— Start SOURCE MATERIAL —

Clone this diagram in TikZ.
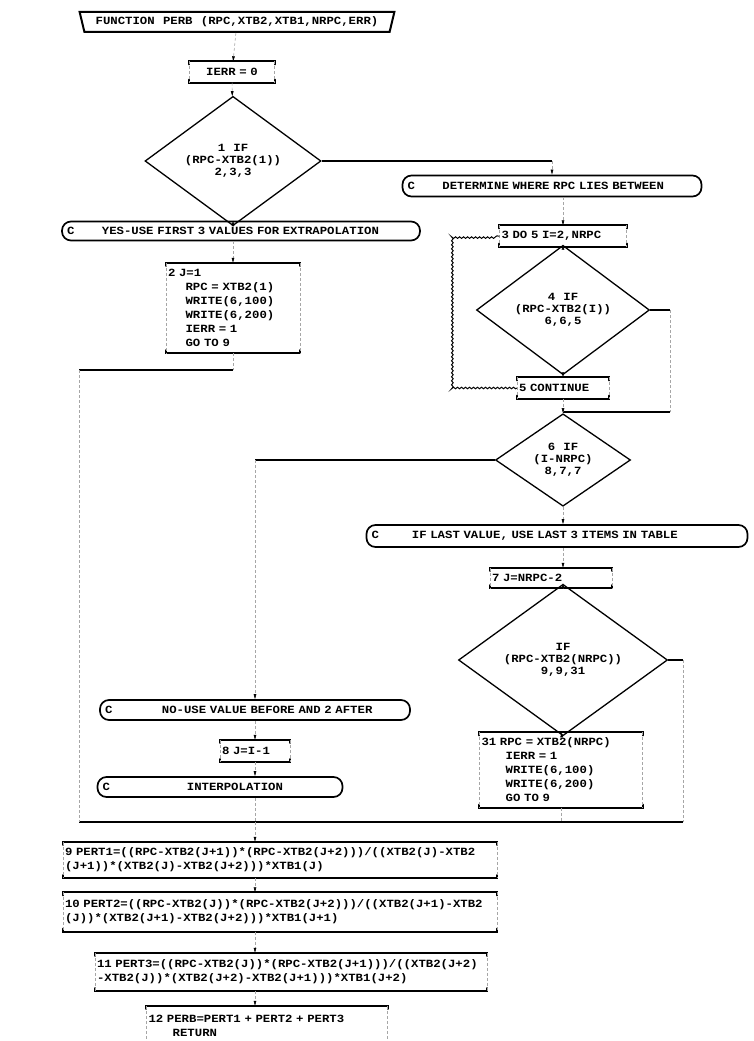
\documentclass[tikz,border=0pt]{standalone}
\usepackage{fontspec}
\newfontfamily\flowtt[FakeStretch=1.12, WordSpace={1.12,0,0}]{Liberation Mono}
\usetikzlibrary{shapes.geometric,arrows.meta,decorations.pathmorphing}

\newcommand{\flowfont}{\fontsize{11}{14}\selectfont\flowtt\bfseries}
\newcommand{\askfont}{\fontsize{11}{12}\selectfont\flowtt\bfseries}

\begin{document}
\begin{tikzpicture}[x=1pt, y=-1pt,
    procbox/.style={inner sep=2pt, align=left, font=\flowfont},
    cmtbox/.style={draw, line width=1.7pt, rounded corners=9pt, inner xsep=5pt, inner ysep=2pt, align=left, font=\flowfont},
    decide/.style={diamond, draw, line width=1.3pt, inner sep=0pt, align=center, font=\askfont},
    edge/.style={line width=2.2pt, line cap=round},
    wire/.style={line width=1.6pt},
    faded/.style={black!35, line width=0.6pt, densely dashed},
    tick/.style={-{Triangle[length=5pt, width=2.6pt, color=black]}},
    loopline/.style={line width=1pt, decorate, decoration={snake, amplitude=0.8pt, segment length=4pt}}]
\useasboundingbox (0,0) rectangle (754,1041);

\node[trapezium, trapezium stretches=true, shape border rotate=180,
      trapezium left angle=70, trapezium right angle=70, draw, line width=2pt,
      minimum width=315pt, minimum height=20pt, inner sep=1pt, font=\flowfont]
      (title) at (237,22) {FUNCTION PERB (RPC,XTB2,XTB1,NRPC,ERR)};
\node[procbox, align=center, text width=81pt, minimum height=21pt] (ierr) at (232,72) {IERR = 0};
\node[decide, minimum width=176pt, minimum height=102pt] (d1) at (233,161) {1 IF\\(RPC-XTB2(1))\\2,3,3};

% right branch, search loop
\node[cmtbox, text width=289pt, minimum height=21pt] (cR) at (552,186) {C\hspace{2.5em}DETERMINE WHERE RPC LIES BETWEEN};
\node[procbox, text width=123pt, minimum height=21pt] (b3) at (563,236) {3 DO 5 I=2,NRPC};
\node[decide, minimum width=173pt, minimum height=97pt] (d4) at (563,310) {4 IF\\(RPC-XTB2(I))\\6,6,5};
\node[procbox, text width=88pt, minimum height=21pt] (b5) at (563,388) {5 CONTINUE};
\node[decide, minimum width=135pt, minimum height=77pt] (d6) at (563,460) {6 IF\\(I-NRPC)\\8,7,7};
\node[cmtbox, text width=371pt, minimum height=22pt] (cLast) at (557,536) {C\hspace{3em}IF LAST VALUE, USE LAST 3 ITEMS IN TABLE};
\node[procbox, text width=118pt, minimum height=20pt] (b7) at (551,578) {7 J=NRPC-2};
\node[decide, minimum width=209pt, minimum height=113pt] (d9) at (563,660) {IF\\(RPC-XTB2(NRPC))\\9,9,31};
\node[procbox, text width=159pt, minimum height=75pt] (b31) at (561,770)
      {31 RPC = XTB2(NRPC)\\\hspace*{2.2em}IERR = 1\\\hspace*{2.2em}WRITE(6,100)\\\hspace*{2.2em}WRITE(6,200)\\\hspace*{2.2em}GO TO 9};

% left branch
\node[cmtbox, text width=348pt, minimum height=19pt] (cL) at (241,231) {C\hspace{2.5em}YES-USE FIRST 3 VALUES FOR EXTRAPOLATION};
\node[procbox, text width=130pt, minimum height=90pt] (b2) at (233,308)
      {2 J=1\\\hspace*{1.6em}RPC = XTB2(1)\\\hspace*{1.6em}WRITE(6,100)\\\hspace*{1.6em}WRITE(6,200)\\\hspace*{1.6em}IERR = 1\\\hspace*{1.6em}GO TO 9};
\node[cmtbox, text width=300pt, minimum height=20pt] (cNo) at (255,710) {C\hspace{4.5em}NO-USE VALUE BEFORE AND 2 AFTER};
\node[procbox, text width=66pt, minimum height=22pt] (b8) at (255,751) {8 J=I-1};
\node[cmtbox, text width=235pt, minimum height=20pt] (cInt) at (220,787) {C\hspace{7em}INTERPOLATION};

% formula boxes
\node[procbox, text width=430pt, minimum height=36pt] (b9) at (280,860)
      {9 PERT1=((RPC-XTB2(J+1))*(RPC-XTB2(J+2)))/((XTB2(J)-XTB2\\(J+1))*(XTB2(J)-XTB2(J+2)))*XTB1(J)};
\node[procbox, text width=430pt, minimum height=39pt] (b10) at (280,912)
      {10 PERT2=((RPC-XTB2(J))*(RPC-XTB2(J+2)))/((XTB2(J+1)-XTB2\\(J))*(XTB2(J+1)-XTB2(J+2)))*XTB1(J+1)};
\node[procbox, text width=388pt, minimum height=38pt] (b11) at (291,972)
      {11 PERT3=((RPC-XTB2(J))*(RPC-XTB2(J+1)))/((XTB2(J+2)\\-XTB2(J))*(XTB2(J+2)-XTB2(J+1)))*XTB1(J+2)};
\node[procbox, text width=237pt, minimum height=40pt] (b12) at (267,1026)
      {12 PERB=PERT1 + PERT2 + PERT3\\\hspace*{2.2em}RETURN};

\foreach \b in {ierr,b2,b3,b5,b7,b31,b8,b9,b10,b11,b12} {
  \draw[edge] ([yshift=-3pt]\b.north west) -- (\b.north west) -- (\b.north east) -- ([yshift=-3pt]\b.north east);
  \draw[edge] ([yshift=3pt]\b.south west) -- (\b.south west) -- (\b.south east) -- ([yshift=3pt]\b.south east);
  \draw[faded] (\b.north west) -- (\b.south west) (\b.north east) -- (\b.south east);
}

\coordinate (lp) at (452,236);
\coordinate (j4) at (670,412);
\coordinate (k2) at (79,370);
\coordinate (busL) at (79,822);
\coordinate (busR) at (683,822);
\coordinate (bus) at (255,822);

\draw[faded, tick] (title) -- (ierr);
\draw[faded, tick] (ierr) -- (d1);
\draw[faded, tick] (d1.south) -- (d1.south |- cL.north);
\draw[faded, tick] (b2.north |- cL.south) -- (b2.north);
\draw[wire] (d1.east) -- (d1.east -| cR.north);
\draw[faded, tick] (d1.east -| cR.north) -- (cR.north);
\draw[faded, tick] (b3.north |- cR.south) -- (b3.north);
\draw[faded, tick] (b3) -- (d4);
\draw[faded, tick] (d4) -- (b5);
\draw[loopline] (b5.west) -| (lp) -- (b3.west);
\draw[wire] (d4.east) -- (d4.east -| j4);
\draw[faded] (d4.east -| j4) -- (j4);
\draw[wire] (j4) -- (j4 -| d6.north);
\draw[faded] (b5) -- (b5.south |- j4);
\draw[faded, tick] (j4 -| d6.north) -- (d6.north);
\draw[faded, tick] (d6.south) -- (d6.south |- cLast.north);
\draw[faded, tick] (d6.south |- cLast.south) -- (d6.south |- b7.north);
\draw[faded, tick] (d9.north |- b7.south) -- (d9.north);
\draw[faded, tick] (d9) -- (b31);
\draw[wire] (d9.east) -- (d9.east -| busR);
\draw[faded] (d9.east -| busR) -- (busR);
\draw[faded] (b31.south) -- (b31.south |- busR);
\draw[wire] (busL) -- (busR);
\draw[wire] (d6.west) -- (d6.west -| cNo.north);
\draw[faded, tick] (d6.west -| cNo.north) -- (cNo.north);
\draw[faded, tick] (cNo) -- (b8);
\draw[faded, tick] (b8.south) -- (b8.south |- cInt.north);
\draw[faded] (b8.south |- cInt.south) -- (b8.south |- busL);
\draw[faded] (b2.south) -- (b2.south |- k2);
\draw[wire] (b2.south |- k2) -- (k2);
\draw[faded] (k2) -- (busL);
\draw[faded, tick] (bus) -- (bus |- b9.north);
\draw[faded, tick] (bus |- b9.south) -- (bus |- b10.north);
\draw[faded, tick] (bus |- b10.south) -- (bus |- b11.north);
\draw[faded, tick] (bus |- b11.south) -- (bus |- b12.north);
\end{tikzpicture}
\end{document}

— End SOURCE MATERIAL —

Without the pictures, please reproduce each line of the listing above exactly, from the first one through the line bearing "minimum width=176pt, minimum".

Clone this diagram in TikZ.
\documentclass[tikz,border=0pt]{standalone}
\usepackage{fontspec}
\newfontfamily\flowtt[FakeStretch=1.12, WordSpace={1.12,0,0}]{Liberation Mono}
\usetikzlibrary{shapes.geometric,arrows.meta,decorations.pathmorphing}

\newcommand{\flowfont}{\fontsize{11}{14}\selectfont\flowtt\bfseries}
\newcommand{\askfont}{\fontsize{11}{12}\selectfont\flowtt\bfseries}

\begin{document}
\begin{tikzpicture}[x=1pt, y=-1pt,
    procbox/.style={inner sep=2pt, align=left, font=\flowfont},
    cmtbox/.style={draw, line width=1.7pt, rounded corners=9pt, inner xsep=5pt, inner ysep=2pt, align=left, font=\flowfont},
    decide/.style={diamond, draw, line width=1.3pt, inner sep=0pt, align=center, font=\askfont},
    edge/.style={line width=2.2pt, line cap=round},
    wire/.style={line width=1.6pt},
    faded/.style={black!35, line width=0.6pt, densely dashed},
    tick/.style={-{Triangle[length=5pt, width=2.6pt, color=black]}},
    loopline/.style={line width=1pt, decorate, decoration={snake, amplitude=0.8pt, segment length=4pt}}]
\useasboundingbox (0,0) rectangle (754,1041);

\node[trapezium, trapezium stretches=true, shape border rotate=180,
      trapezium left angle=70, trapezium right angle=70, draw, line width=2pt,
      minimum width=315pt, minimum height=20pt, inner sep=1pt, font=\flowfont]
      (title) at (237,22) {FUNCTION PERB (RPC,XTB2,XTB1,NRPC,ERR)};
\node[procbox, align=center, text width=81pt, minimum height=21pt] (ierr) at (232,72) {IERR = 0};
\node[decide, minimum width=176pt, minimum height=102pt] (d1) at (233,161) {1 IF\\(RPC-XTB2(1))\\2,3,3};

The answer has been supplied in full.